“Silviculture” is the art and science of growing and tending forests. It’s an interesting, interrelated, interdependent set of knowledge and processes.
When managing and planning the future for a forest stand, the following topics are important silviculture considerations:
- Stand characteristics (even-age, uneven-aged, variable-retention aged)
- Harvest regeneration systems (clearcutting, seed tree method, dry forests, shelterwood method, group selection method, green tree retention method, two-tiered stands)
- Regeneration principles (seed sources, stock and stock types, site preparation, planting techniques, plantation timing, plantation maintenance, natural regeneration)
- Immediate cultural practices (weeding, precommercial thinning, commercial thinning, crown or high thinning, low thinning, stocking levels after thinning, relative density, stumps and snags, pruning, fertilizing)
- Desired future conditions
- Modeling (including Landscape Management System modeling software)
- Considering special forest products beyond timber
- Working with foresters and loggers
- Rules and regulations
The highest value – and healthiest – forests are rarely just “plant and forget”. Instead, a consistent plan of density and health based management, thinning, and vigor optimization must be maintained on a regular basis.
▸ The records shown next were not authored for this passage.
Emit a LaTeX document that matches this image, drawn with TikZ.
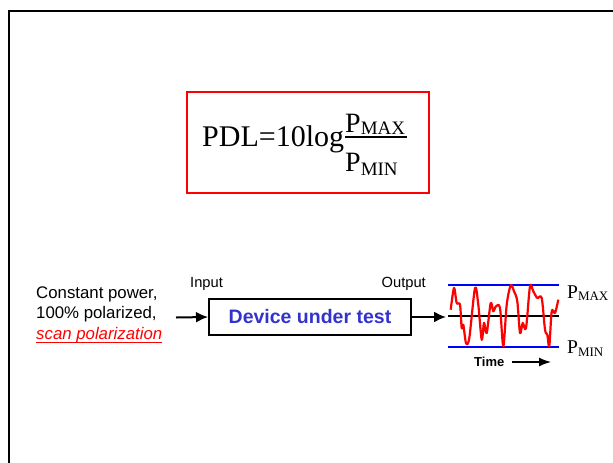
\documentclass[tikz,border=0pt]{standalone}
\usepackage{fontspec}
\setmainfont{Liberation Serif}
\newfontfamily\arialfont{Liberation Sans}
\usetikzlibrary{arrows.meta}
\definecolor{dutblue}{RGB}{51,51,204}
\tikzset{
  txt/.style={inner sep=0pt, anchor=base west},
  flowarrow/.style={line width=2pt, -{Latex[length=12pt,width=11pt]}},
  level/.style={line width=1.8pt, blue},
}
\begin{document}
\begin{tikzpicture}[x=1pt,y=-1pt]
\useasboundingbox (0,0) rectangle (613,463);
% frame
\draw[line width=2pt] (9,464) -- (9,11) -- (614,11);
% formula box
\node[draw=red, line width=1.5pt, minimum width=242pt, minimum height=101pt, inner sep=0pt] (fbox) at (308,142.5) {};
\node[txt] (pdl) at (202,146.7) {\fontsize{30}{30}\selectfont PDL=10log};
\node[txt] (num) at (345,132.3) {\fontsize{28}{28}\selectfont P\raisebox{-1.8pt}{\fontsize{19}{19}\selectfont MAX}};
\node[txt] (den) at (345,171) {\fontsize{28}{28}\selectfont P\raisebox{-4.7pt}{\fontsize{19}{19}\selectfont MIN}};
\coordinate (fracL) at (345,137);
\coordinate (fracR) at (407,137);
\draw[line width=1.3pt] (fracL) -- (fracR);
% left text
\node[txt] (l1) at (36,298) {\arialfont\fontsize{16.8}{16.8}\selectfont Constant power,};
\node[txt] (l2) at (36,318.5) {\arialfont\fontsize{16.8}{16.8}\selectfont 100\% polarized,};
\node[txt, text=red] (l3) at (36,339) {\arialfont\itshape\fontsize{16.8}{16.8}\selectfont scan polarization};
\draw[red, line width=1.3pt] ([yshift=-3.3pt]l3.base west) -- ([yshift=-3.3pt]l3.base east);
% device
\node[draw, line width=2pt, minimum width=202pt, minimum height=36pt, inner sep=0pt, text=dutblue, font=\arialfont\bfseries\fontsize{19.5}{19.5}\selectfont] (dut) at (310,317) {Device under test};
\node[txt] (inlab) at (190,287.7) {\arialfont\fontsize{14.7}{14.7}\selectfont Input};
\node[txt] (outlab) at (381.5,287.7) {\arialfont\fontsize{14.7}{14.7}\selectfont Output};
\coordinate (src) at (176,317.5);
\coordinate (sink) at (446,317);
\draw[flowarrow] (src) -- (dut.west);
\draw[flowarrow] (dut.east) -- (sink);
% signal panel
\coordinate (maxL) at (448,285); \coordinate (maxR) at (559,285);
\coordinate (minL) at (448,347); \coordinate (minR) at (559,347);
\coordinate (midL) at (448,316); \coordinate (midR) at (559,316);
\draw[level] (maxL) -- (maxR);
\draw[level] (minL) -- (minR);
\draw[line width=1.8pt] (midL) -- (midR);
\draw[red, line width=2.2pt, line join=round] plot[smooth, tension=0.5] coordinates {
 (450.7,309.7) (454,288) (456.7,303) (460,304.7) (461.7,328) (463.3,324.7)
 (466,343) (469.3,338) (475,288) (478.3,304.7) (481.7,339.7) (484,323)
 (486.7,333) (490.7,303) (493.3,311.3) (496,306.3) (500,308) (503.3,346.3)
 (506.7,304.7) (510.7,285.3) (514,291.3) (517.3,301.3) (520,333) (522.7,323)
 (526,328) (530,286.3) (533.3,291.3) (537.3,298) (541.7,298) (545,329.7)
 (547.3,334.7) (549.3,346.3) (551.7,311.3) (555,313) (558.3,299.7)};
\node[txt] (pmax) at (567,298) {\fontsize{19.5}{19.5}\selectfont P\raisebox{-2.5pt}{\fontsize{13}{13}\selectfont MAX}};
\node[txt] (pmin) at (567,353) {\fontsize{19.5}{19.5}\selectfont P\raisebox{-3pt}{\fontsize{13}{13}\selectfont MIN}};
% time
\node[txt] (time) at (474,366) {\arialfont\bfseries\fontsize{13}{13}\selectfont Time};
\coordinate (tA) at (512,362); \coordinate (tB) at (551,362);
\draw[line width=1.3pt, -{Latex[length=12pt,width=9pt]}] (tA) -- (tB);
\end{tikzpicture}
\end{document}
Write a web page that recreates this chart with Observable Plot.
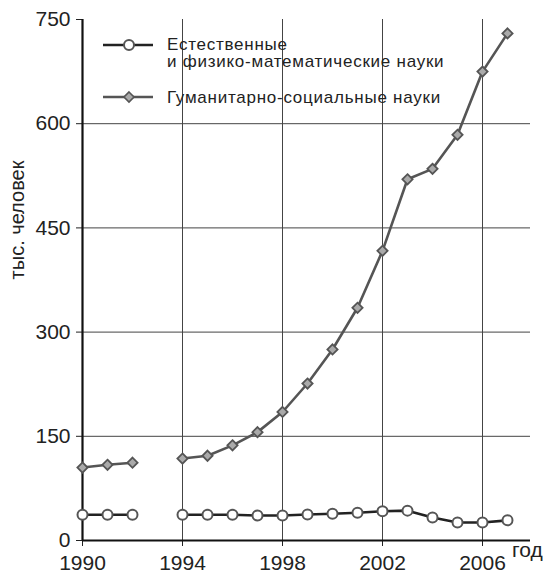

Regularly planned thinning and pruning may occur every 5 years or so, with more active management on smaller or specialized properties and longer periods for large industrial stands. There are many important interdependencies to balance together: end goals, species selection, understory and overstory, continually maintaining optimum health by maximizing resource usage, the larger surrounding ecosystem, and intended management involvement/intensity all must be considered when mapping and applying silviculture practices.